* _Short problem_
Copy out each line that has "chart" in it.

* _Task data_
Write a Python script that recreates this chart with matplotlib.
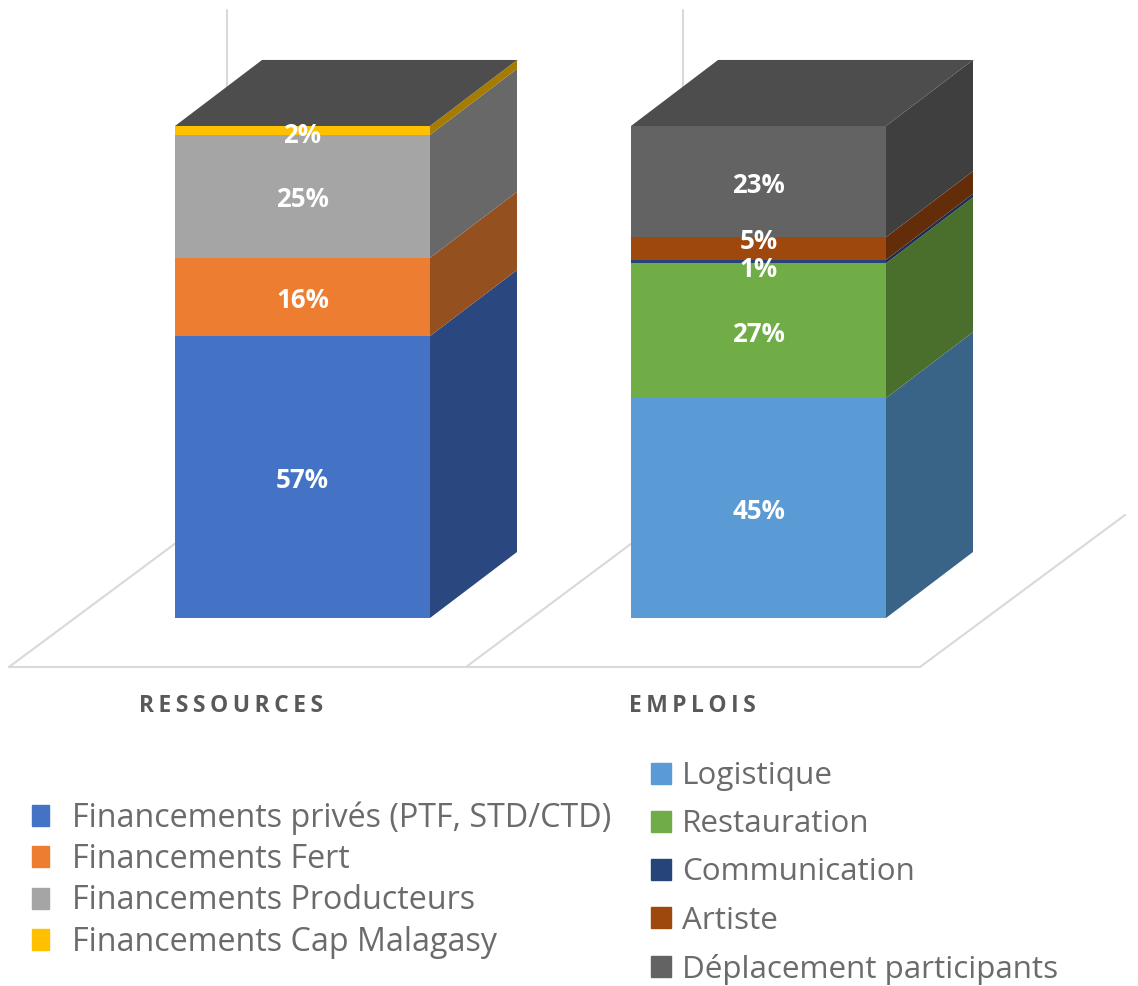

* * *

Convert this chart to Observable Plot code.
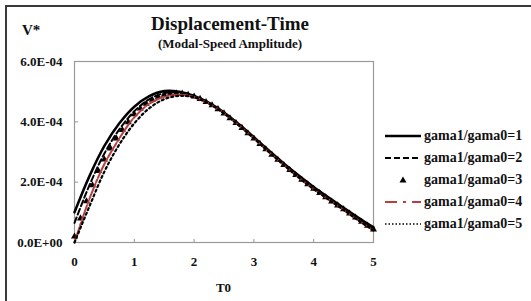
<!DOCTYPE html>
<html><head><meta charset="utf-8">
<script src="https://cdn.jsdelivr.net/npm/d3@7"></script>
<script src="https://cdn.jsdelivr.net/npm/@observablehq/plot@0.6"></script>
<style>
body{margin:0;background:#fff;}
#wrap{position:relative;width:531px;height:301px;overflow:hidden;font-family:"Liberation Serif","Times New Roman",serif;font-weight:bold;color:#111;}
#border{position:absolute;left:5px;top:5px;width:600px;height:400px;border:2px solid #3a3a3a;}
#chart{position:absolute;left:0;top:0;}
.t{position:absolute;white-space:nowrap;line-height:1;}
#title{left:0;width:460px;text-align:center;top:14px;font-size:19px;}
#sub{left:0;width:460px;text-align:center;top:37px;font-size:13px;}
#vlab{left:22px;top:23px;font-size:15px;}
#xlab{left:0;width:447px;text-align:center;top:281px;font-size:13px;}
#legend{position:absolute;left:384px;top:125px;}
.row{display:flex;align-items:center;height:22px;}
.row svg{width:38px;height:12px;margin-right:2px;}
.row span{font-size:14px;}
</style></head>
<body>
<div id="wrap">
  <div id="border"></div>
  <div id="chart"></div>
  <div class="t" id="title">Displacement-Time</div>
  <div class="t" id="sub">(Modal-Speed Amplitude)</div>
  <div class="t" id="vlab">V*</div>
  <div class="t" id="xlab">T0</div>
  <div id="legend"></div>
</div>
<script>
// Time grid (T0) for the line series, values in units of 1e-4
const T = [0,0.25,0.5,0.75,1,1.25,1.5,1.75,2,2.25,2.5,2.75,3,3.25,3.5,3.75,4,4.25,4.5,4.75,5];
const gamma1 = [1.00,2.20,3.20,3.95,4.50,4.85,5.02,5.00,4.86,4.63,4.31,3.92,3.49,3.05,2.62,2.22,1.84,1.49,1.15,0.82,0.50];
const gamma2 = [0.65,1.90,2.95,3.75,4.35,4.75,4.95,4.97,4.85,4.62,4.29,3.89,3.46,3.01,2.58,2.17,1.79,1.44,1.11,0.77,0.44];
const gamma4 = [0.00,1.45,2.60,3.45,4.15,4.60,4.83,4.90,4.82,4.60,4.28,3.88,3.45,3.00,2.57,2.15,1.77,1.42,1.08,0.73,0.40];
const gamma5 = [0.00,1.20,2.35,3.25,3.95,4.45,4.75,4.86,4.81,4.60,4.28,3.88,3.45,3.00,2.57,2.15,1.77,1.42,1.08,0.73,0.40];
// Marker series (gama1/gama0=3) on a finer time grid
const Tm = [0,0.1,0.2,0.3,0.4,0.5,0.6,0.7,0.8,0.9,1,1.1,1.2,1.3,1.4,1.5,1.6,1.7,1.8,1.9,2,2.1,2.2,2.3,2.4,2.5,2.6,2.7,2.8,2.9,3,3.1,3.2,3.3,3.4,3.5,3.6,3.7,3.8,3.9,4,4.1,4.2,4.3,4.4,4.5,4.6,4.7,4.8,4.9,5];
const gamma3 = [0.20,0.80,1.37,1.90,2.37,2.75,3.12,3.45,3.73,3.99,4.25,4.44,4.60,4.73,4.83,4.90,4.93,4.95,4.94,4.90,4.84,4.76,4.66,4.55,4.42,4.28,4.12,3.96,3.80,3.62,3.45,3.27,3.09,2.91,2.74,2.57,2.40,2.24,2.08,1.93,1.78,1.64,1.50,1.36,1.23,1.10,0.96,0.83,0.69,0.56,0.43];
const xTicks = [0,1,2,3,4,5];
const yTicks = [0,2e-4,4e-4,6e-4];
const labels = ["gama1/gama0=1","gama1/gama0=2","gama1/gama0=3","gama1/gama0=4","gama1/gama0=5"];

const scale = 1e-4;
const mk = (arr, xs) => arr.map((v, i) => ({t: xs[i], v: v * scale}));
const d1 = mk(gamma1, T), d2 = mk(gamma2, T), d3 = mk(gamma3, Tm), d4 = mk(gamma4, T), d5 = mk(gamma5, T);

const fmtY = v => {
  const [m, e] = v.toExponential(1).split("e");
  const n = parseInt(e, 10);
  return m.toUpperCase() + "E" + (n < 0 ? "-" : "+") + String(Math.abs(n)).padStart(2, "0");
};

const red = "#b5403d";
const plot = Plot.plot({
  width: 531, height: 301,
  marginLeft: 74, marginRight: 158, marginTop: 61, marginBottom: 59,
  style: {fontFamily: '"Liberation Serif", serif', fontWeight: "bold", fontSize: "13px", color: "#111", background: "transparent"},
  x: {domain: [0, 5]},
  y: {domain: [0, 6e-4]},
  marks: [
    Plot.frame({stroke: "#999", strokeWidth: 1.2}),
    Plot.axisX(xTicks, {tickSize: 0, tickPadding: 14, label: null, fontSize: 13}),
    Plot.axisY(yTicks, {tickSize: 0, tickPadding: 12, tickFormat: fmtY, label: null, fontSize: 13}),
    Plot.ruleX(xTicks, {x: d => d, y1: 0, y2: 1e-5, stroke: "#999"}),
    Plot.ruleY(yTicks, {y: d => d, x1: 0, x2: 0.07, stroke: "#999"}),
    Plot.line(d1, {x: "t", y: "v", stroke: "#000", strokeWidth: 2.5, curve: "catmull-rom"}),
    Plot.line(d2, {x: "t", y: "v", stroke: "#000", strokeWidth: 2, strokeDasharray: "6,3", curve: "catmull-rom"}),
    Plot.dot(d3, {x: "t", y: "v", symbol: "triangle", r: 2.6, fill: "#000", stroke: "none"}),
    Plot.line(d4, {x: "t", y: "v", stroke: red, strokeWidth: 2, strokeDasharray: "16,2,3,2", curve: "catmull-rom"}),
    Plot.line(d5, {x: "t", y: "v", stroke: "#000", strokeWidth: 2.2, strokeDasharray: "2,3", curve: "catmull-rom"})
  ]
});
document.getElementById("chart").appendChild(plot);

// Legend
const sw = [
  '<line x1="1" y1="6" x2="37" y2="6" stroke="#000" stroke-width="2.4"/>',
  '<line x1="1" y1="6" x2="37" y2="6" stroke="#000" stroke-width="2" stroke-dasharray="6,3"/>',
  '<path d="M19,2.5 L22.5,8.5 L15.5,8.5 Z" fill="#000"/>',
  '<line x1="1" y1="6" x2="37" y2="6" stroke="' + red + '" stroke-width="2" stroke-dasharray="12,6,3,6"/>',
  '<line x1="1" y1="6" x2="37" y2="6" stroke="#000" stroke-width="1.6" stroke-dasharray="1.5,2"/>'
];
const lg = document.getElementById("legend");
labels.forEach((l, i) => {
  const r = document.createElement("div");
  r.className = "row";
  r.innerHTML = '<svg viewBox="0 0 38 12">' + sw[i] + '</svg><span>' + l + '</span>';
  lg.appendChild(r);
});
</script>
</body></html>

* _Written solution_
Write a Python script that recreates this chart with matplotlib.
Convert this chart to Observable Plot code.
#chart{position:absolute;left:0;top:0;}
  <div id="chart"></div>
document.getElementById("chart").appendChild(plot);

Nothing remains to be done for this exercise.